■ Short problem:
Every line from the start of the records through the line with "(vlen) at (483,452.5)" is to be written out exactly; pictures are not.

■ Records to use:
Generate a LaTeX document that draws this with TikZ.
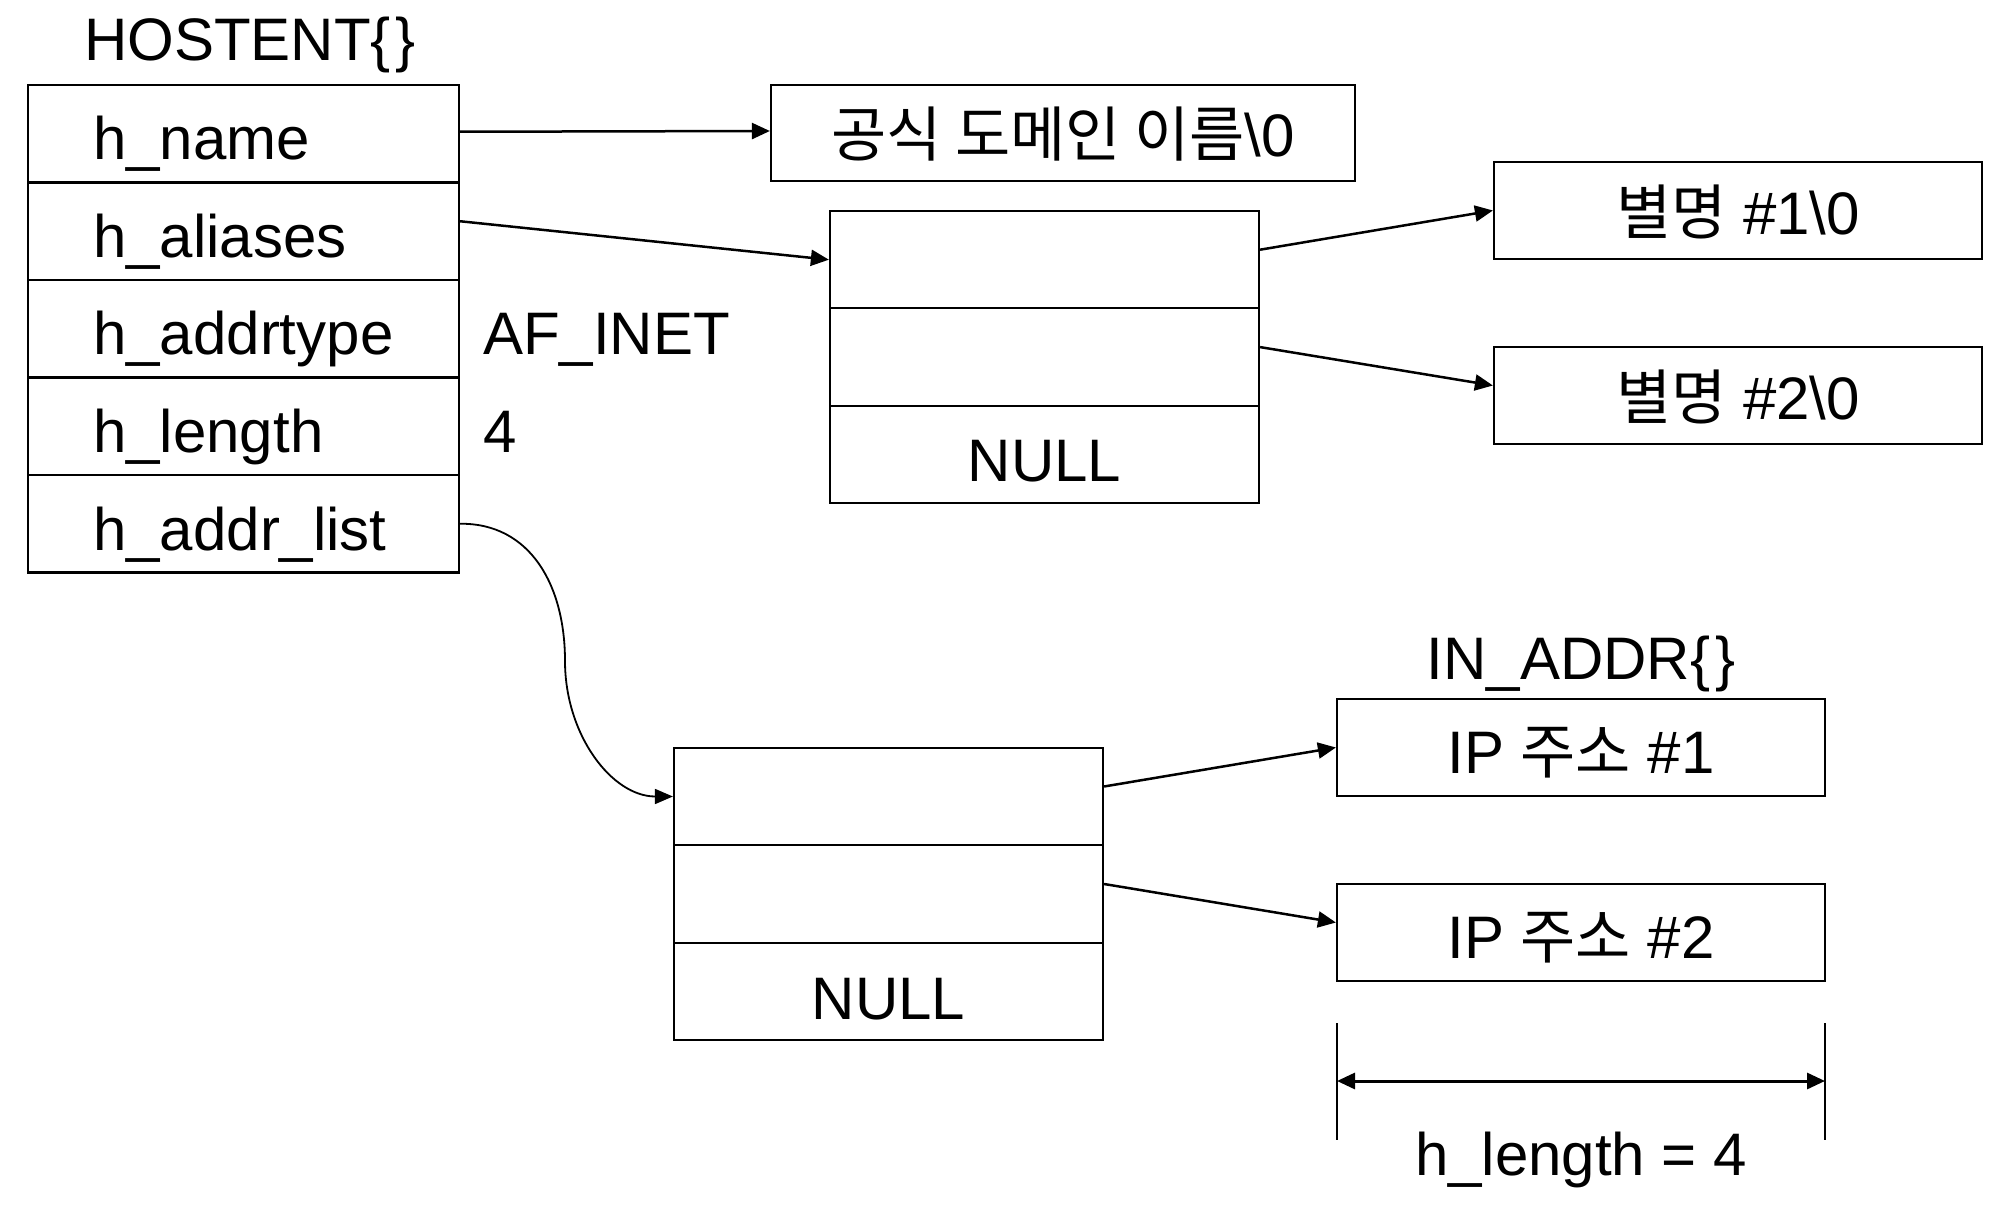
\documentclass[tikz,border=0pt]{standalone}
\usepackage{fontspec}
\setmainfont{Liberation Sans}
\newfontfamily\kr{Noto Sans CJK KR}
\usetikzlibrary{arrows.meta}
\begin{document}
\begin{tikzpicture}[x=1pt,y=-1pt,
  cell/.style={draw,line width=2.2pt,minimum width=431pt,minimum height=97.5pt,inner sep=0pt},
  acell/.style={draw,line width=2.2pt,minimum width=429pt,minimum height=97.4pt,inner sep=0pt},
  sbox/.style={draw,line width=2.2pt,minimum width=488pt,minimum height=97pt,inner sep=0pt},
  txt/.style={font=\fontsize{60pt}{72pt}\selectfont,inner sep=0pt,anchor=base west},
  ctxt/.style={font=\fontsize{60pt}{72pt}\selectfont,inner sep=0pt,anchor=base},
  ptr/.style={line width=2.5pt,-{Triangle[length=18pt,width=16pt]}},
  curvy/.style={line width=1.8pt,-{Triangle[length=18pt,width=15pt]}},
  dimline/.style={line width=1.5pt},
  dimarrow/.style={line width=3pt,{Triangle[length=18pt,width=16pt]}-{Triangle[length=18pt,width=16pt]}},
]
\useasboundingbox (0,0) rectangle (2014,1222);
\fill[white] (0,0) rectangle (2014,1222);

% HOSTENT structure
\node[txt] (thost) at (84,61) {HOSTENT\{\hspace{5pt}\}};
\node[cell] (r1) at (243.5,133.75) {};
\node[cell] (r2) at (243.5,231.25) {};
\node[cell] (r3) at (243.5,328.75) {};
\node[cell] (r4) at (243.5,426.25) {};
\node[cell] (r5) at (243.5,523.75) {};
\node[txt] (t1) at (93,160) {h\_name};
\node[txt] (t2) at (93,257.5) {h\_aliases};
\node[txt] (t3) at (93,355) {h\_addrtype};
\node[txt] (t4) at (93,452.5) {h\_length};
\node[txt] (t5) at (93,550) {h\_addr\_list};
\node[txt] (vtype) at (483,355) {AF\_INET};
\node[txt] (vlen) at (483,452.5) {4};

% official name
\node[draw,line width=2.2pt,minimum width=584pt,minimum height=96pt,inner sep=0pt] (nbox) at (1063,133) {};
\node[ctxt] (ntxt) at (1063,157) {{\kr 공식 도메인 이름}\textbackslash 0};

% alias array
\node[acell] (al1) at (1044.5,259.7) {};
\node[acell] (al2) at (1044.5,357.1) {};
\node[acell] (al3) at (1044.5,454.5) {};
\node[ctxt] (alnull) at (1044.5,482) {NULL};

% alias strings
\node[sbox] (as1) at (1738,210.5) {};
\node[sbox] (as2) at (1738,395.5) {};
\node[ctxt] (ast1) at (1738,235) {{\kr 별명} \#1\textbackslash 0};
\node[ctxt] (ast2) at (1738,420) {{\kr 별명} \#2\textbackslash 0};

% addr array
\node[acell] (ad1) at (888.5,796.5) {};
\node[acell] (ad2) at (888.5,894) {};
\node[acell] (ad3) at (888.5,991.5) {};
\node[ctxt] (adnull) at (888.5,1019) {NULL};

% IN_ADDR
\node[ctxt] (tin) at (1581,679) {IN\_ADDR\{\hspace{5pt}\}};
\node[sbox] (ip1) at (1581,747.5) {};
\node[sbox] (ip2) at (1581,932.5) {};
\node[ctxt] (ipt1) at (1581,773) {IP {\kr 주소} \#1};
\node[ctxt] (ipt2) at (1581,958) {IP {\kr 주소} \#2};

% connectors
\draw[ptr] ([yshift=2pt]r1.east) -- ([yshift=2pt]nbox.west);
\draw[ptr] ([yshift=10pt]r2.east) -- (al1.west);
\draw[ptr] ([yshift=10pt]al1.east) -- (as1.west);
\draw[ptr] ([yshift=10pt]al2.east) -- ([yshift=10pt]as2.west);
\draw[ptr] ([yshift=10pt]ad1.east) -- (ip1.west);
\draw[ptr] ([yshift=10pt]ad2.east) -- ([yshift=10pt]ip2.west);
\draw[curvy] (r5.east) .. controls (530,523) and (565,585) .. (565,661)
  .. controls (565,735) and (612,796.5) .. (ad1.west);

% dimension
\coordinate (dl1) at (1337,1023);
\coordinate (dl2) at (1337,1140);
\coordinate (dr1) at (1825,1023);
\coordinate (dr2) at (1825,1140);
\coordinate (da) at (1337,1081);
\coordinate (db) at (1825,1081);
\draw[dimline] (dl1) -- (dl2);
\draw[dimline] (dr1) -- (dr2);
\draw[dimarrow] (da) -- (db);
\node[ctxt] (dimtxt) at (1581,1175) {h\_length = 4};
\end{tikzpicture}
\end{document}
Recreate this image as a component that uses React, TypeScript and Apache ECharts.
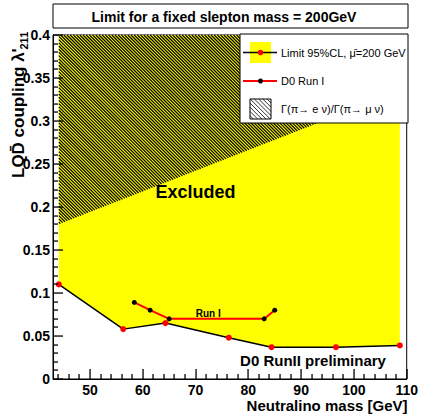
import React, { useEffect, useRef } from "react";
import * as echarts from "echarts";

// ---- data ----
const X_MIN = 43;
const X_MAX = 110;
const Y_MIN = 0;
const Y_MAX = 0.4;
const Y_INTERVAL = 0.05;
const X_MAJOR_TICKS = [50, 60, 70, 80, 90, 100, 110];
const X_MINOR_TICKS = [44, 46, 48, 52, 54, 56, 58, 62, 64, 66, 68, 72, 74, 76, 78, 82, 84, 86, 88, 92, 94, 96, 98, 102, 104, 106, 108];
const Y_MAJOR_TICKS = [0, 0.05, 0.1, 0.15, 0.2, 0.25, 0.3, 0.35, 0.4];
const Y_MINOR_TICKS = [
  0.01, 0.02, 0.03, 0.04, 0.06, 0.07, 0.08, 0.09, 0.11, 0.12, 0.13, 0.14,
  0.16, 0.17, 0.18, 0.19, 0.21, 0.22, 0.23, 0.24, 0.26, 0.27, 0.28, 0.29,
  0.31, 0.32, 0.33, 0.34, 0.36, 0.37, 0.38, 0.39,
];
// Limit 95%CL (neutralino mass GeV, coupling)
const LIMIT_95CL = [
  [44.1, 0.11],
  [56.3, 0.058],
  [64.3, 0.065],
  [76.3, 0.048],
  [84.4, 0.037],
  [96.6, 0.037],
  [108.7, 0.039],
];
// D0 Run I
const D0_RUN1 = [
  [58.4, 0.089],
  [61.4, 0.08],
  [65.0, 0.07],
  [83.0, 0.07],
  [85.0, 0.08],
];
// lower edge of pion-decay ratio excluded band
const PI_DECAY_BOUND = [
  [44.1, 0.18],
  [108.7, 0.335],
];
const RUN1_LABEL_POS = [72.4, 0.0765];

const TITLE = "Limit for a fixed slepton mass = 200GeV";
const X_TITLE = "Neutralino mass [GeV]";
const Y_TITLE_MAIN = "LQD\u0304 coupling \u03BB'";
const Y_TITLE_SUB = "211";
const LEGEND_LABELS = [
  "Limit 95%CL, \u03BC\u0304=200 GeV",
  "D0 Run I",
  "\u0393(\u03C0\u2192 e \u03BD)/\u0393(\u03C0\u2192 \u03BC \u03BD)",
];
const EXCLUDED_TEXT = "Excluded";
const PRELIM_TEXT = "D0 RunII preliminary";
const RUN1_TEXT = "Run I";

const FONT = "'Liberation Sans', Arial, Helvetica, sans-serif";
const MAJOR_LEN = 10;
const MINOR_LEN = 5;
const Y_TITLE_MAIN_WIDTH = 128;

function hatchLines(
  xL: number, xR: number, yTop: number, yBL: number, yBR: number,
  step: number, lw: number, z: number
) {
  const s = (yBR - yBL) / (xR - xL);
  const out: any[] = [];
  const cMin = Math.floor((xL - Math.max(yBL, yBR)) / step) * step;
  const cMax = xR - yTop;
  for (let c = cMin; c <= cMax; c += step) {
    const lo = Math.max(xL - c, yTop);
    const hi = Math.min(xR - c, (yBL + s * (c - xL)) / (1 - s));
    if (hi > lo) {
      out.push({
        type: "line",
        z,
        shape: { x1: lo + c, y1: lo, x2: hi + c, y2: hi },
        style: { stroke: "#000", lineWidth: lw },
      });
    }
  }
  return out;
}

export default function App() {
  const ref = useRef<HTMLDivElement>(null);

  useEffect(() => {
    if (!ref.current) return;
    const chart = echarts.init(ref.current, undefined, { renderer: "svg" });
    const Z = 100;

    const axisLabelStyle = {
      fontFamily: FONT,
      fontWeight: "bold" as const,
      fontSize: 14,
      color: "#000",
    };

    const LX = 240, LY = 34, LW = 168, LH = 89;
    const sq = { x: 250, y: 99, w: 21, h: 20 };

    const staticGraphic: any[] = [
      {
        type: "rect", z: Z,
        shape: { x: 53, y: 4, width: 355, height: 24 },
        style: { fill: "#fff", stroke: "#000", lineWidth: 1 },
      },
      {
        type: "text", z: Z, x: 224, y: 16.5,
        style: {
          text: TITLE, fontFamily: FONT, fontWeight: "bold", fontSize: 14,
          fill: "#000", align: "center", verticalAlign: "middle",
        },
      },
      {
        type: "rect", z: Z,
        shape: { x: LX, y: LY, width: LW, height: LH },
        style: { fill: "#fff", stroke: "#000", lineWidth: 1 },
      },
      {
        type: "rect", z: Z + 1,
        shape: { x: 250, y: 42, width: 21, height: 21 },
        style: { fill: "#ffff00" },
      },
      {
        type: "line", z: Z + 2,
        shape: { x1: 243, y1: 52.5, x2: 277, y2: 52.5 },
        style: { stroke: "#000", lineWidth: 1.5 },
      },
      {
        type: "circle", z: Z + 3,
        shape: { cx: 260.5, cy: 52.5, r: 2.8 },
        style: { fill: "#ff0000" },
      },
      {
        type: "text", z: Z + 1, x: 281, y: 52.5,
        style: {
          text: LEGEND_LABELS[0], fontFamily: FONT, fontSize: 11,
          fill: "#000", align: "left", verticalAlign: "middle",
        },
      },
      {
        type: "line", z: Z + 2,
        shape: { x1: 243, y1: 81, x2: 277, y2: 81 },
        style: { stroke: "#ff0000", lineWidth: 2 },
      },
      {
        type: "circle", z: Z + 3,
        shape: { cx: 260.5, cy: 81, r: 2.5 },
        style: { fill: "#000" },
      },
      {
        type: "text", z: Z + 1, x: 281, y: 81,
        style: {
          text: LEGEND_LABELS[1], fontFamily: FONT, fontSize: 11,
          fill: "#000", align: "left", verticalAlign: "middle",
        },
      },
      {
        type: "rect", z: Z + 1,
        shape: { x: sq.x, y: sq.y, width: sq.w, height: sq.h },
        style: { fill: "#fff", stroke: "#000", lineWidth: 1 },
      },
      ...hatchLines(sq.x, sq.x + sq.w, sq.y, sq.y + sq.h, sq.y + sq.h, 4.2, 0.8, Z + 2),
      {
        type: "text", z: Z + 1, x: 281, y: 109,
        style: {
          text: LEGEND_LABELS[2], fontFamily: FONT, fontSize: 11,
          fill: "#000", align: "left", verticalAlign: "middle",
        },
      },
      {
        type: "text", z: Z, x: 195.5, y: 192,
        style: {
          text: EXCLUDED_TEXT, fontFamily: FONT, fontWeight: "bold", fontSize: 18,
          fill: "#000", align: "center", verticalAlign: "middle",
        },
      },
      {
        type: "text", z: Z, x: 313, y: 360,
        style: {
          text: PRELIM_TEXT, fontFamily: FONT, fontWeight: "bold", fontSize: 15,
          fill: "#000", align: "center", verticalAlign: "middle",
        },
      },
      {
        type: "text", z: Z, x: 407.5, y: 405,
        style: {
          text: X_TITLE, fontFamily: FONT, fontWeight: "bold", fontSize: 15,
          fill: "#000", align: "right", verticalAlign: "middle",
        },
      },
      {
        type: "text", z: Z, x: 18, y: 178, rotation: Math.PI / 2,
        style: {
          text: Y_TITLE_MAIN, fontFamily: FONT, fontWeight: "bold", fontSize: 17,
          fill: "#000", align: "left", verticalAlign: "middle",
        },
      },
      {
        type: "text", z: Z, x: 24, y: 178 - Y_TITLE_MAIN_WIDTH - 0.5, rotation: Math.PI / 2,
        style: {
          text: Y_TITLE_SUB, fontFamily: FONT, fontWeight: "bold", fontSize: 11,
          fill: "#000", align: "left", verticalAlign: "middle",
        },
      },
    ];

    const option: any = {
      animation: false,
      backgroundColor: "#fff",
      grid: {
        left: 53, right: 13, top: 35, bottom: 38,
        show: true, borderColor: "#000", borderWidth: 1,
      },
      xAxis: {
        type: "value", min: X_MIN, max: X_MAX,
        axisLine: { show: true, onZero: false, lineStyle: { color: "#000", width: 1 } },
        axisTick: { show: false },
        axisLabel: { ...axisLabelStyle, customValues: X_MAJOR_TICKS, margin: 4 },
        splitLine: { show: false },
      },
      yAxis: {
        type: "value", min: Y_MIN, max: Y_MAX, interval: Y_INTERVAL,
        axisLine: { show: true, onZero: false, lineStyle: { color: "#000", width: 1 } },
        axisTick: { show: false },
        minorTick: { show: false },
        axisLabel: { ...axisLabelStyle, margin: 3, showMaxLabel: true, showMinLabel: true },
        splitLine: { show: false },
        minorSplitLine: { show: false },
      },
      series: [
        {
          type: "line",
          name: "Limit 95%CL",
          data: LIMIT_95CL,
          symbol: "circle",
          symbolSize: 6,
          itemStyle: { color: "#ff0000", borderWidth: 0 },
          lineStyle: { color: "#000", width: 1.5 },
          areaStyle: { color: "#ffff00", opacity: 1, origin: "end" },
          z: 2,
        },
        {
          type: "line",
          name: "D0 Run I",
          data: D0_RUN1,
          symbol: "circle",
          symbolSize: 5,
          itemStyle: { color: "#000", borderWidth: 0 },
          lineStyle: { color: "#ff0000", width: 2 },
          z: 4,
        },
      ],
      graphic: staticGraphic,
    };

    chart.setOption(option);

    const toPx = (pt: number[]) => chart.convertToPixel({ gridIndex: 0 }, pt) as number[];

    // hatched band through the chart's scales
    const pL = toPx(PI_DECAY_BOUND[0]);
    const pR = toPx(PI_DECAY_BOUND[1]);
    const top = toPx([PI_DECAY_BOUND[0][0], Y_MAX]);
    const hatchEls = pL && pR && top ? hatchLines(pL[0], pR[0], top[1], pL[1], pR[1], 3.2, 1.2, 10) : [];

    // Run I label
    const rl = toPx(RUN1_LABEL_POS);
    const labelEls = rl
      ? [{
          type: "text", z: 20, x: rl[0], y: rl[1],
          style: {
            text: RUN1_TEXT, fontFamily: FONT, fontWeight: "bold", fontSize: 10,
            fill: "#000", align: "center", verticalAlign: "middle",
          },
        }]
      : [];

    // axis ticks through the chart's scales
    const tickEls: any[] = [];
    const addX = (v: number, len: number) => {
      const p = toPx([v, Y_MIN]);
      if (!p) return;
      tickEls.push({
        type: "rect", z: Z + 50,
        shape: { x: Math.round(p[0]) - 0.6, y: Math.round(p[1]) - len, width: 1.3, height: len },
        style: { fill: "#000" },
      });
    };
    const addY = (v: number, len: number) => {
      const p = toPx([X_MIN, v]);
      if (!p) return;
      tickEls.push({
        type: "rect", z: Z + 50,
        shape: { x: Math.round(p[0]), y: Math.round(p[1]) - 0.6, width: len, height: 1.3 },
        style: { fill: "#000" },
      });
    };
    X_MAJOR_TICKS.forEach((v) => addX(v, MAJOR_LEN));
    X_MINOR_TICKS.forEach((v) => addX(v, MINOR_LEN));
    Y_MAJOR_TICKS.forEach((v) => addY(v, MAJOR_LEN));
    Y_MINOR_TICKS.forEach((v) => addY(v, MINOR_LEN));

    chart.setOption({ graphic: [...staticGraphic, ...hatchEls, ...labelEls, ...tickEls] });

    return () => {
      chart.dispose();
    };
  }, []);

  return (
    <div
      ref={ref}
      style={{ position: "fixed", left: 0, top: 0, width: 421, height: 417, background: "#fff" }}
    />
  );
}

■ Output:
Generate a LaTeX document that draws this with TikZ.
\documentclass[tikz,border=0pt]{standalone}
\usepackage{fontspec}
\setmainfont{Liberation Sans}
\newfontfamily\kr{Noto Sans CJK KR}
\usetikzlibrary{arrows.meta}
\begin{document}
\begin{tikzpicture}[x=1pt,y=-1pt,
  cell/.style={draw,line width=2.2pt,minimum width=431pt,minimum height=97.5pt,inner sep=0pt},
  acell/.style={draw,line width=2.2pt,minimum width=429pt,minimum height=97.4pt,inner sep=0pt},
  sbox/.style={draw,line width=2.2pt,minimum width=488pt,minimum height=97pt,inner sep=0pt},
  txt/.style={font=\fontsize{60pt}{72pt}\selectfont,inner sep=0pt,anchor=base west},
  ctxt/.style={font=\fontsize{60pt}{72pt}\selectfont,inner sep=0pt,anchor=base},
  ptr/.style={line width=2.5pt,-{Triangle[length=18pt,width=16pt]}},
  curvy/.style={line width=1.8pt,-{Triangle[length=18pt,width=15pt]}},
  dimline/.style={line width=1.5pt},
  dimarrow/.style={line width=3pt,{Triangle[length=18pt,width=16pt]}-{Triangle[length=18pt,width=16pt]}},
]
\useasboundingbox (0,0) rectangle (2014,1222);
\fill[white] (0,0) rectangle (2014,1222);

% HOSTENT structure
\node[txt] (thost) at (84,61) {HOSTENT\{\hspace{5pt}\}};
\node[cell] (r1) at (243.5,133.75) {};
\node[cell] (r2) at (243.5,231.25) {};
\node[cell] (r3) at (243.5,328.75) {};
\node[cell] (r4) at (243.5,426.25) {};
\node[cell] (r5) at (243.5,523.75) {};
\node[txt] (t1) at (93,160) {h\_name};
\node[txt] (t2) at (93,257.5) {h\_aliases};
\node[txt] (t3) at (93,355) {h\_addrtype};
\node[txt] (t4) at (93,452.5) {h\_length};
\node[txt] (t5) at (93,550) {h\_addr\_list};
\node[txt] (vtype) at (483,355) {AF\_INET};
\node[txt] (vlen) at (483,452.5) {4};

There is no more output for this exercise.